Must we then convince ourselves, and each other, that the only authentic regime is a proceduralized Bellum omnium contra omnes, in which every individual is regarded by the regime as a social atom bound to other social atoms by the weak force of contracts enforceable only insofar as they implicate only the potential concerns of a social atom that have been made intelligible to the regime? If so, then I am at a loss to see how libertarianism differs except in its moment on the trajectory of practical politics from the Romanticism that gives us Progressivism and American liberalism–these are, after all, logically indistinguishable offshoots of the Enlightenment reasoning that gave us not only the best of Locke but also the worst of Comte….

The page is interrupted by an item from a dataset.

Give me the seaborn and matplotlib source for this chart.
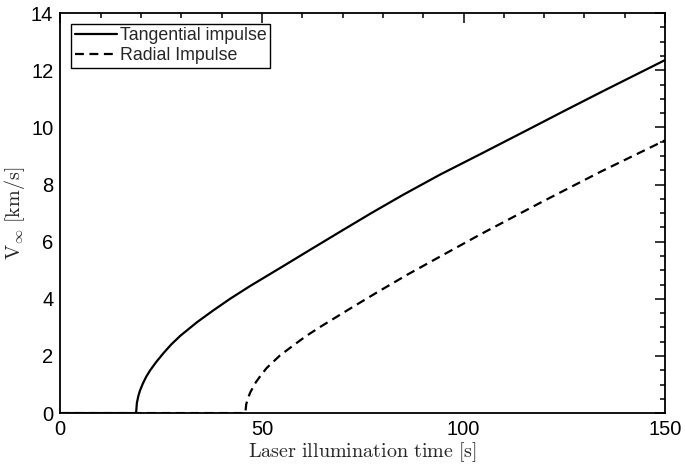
import numpy as np
import pandas as pd
import matplotlib
matplotlib.use('Agg')
import matplotlib.pyplot as plt
import seaborn as sns
from matplotlib.ticker import MultipleLocator

# values
t_tangential = [0, 18.8, 19.0, 19.4, 19.8, 20.5, 21.3, 22.3, 23.8, 25.6, 27.5, 29.8, 33.9, 38.0,
                42.1, 47.1, 55.0, 62.0, 70.0, 77.0, 85.0, 94.2, 104.1, 116.1, 125.0, 135.0, 150.0]
v_tangential = [0, 0, 0.36, 0.62, 0.80, 1.04, 1.27, 1.50, 1.79, 2.10, 2.40, 2.71, 3.18, 3.60,
                4.00, 4.45, 5.12, 5.72, 6.40, 6.99, 7.64, 8.35, 9.06, 9.93, 10.58, 11.30, 12.36]

t_radial = [0, 45.9, 46.1, 46.5, 47.1, 48.5, 50.0, 51.2, 54.5, 57.9, 61.0, 64.5, 71.9, 78.5,
            86.0, 94.2, 104.1, 119.0, 134.0, 150.0]
v_radial = [0, 0, 0.30, 0.50, 0.72, 1.08, 1.37, 1.58, 2.02, 2.38, 2.70, 3.02, 3.66, 4.22,
            4.84, 5.48, 6.25, 7.36, 8.45, 9.55]

series_names = ['Tangential impulse', 'Radial Impulse']

df = pd.concat([
    pd.DataFrame({'t': t_tangential, 'v': v_tangential, 'series': series_names[0]}),
    pd.DataFrame({'t': t_radial, 'v': v_radial, 'series': series_names[1]}),
])

sns.set_style('white')
plt.rcParams['font.family'] = ['Liberation Sans', 'DejaVu Sans']
plt.rcParams['mathtext.fontset'] = 'cm'

fig = plt.figure(figsize=(6.85, 4.71), dpi=100)
ax = fig.add_axes([0.088, 0.123, 0.883, 0.849])

sns.lineplot(data=df, x='t', y='v', hue='series', style='series',
             palette=['black', 'black'], dashes=[(None, None), (4, 2.5)],
             linewidth=1.6, ax=ax, sort=False)

ax.set_xlim(0, 150)
ax.set_ylim(0, 14)
ax.xaxis.set_major_locator(MultipleLocator(50))
ax.xaxis.set_minor_locator(MultipleLocator(10))
ax.yaxis.set_major_locator(MultipleLocator(2))
ax.yaxis.set_minor_locator(MultipleLocator(0.5))
ax.tick_params(which='both', direction='in', top=True, right=True, colors='black',
               labelsize=14.5, width=1.1)
ax.tick_params(which='major', length=7, pad=5)
ax.tick_params(which='minor', length=3.5)
for s in ax.spines.values():
    s.set_linewidth(1.3)
    s.set_color('black')

ax.set_xlabel(r'$\mathrm{Laser\ illumination\ time\ [s]}$', fontsize=14.5, labelpad=1)
ax.set_ylabel(r'$\mathrm{V}_{\infty}\ \mathrm{[km/s]}$', fontsize=14.5, labelpad=3)

leg = ax.legend(loc='upper left', fontsize=12.8, frameon=True, fancybox=False,
                handlelength=2.4, handletextpad=0.15, borderpad=0.2,
                labelspacing=0.15, borderaxespad=0.6)
leg.get_frame().set_edgecolor('black')
leg.get_frame().set_linewidth(1.0)
leg.get_frame().set_alpha(1)

fig.savefig('out.png', dpi=100)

Because I believe that humans must be governed according to their natures, I cannot subscribe to the metaphysical nonsense that is adduced to justify Libertarian Party libertarianism.
I will continue with parts 2 and 3–the appeal of the Libertarian Party as an alternative to donkeys and elephants in our party politics, and the pragmatic use of libertarian policies by those not philosophically aligned with them, in another post soon.

Side note: the idea that people own their bodies does not raise this problem in Locke, because Locke’s concept of “property” does not drive a metaphysical wedge between a person and his property – quite the opposite – and his concept of property is strongly anti-instrumental. Indeed, for him the assertion that human beings own their bodies as property is closely connected to the assertion that God owns human beings as property, and respect for human beings’ rights to life, liberty and (nonhuman) property is logically indistinguishable from respect for God’s property right in human beings.
Yes, I definitely view the conception I’m seeing in the “self-ownership” movement recognized in the Libertarian Party platform as a whole logical step away from the more properly Lockean tradition. I’m glad we’re seeing the same thing, there.
[I think there is a more subtle critique even of Locke’s conception, here, but that gets way down in the “how each thinker uses the same words differently” weeds, and is wholly beside the point of this conversation.]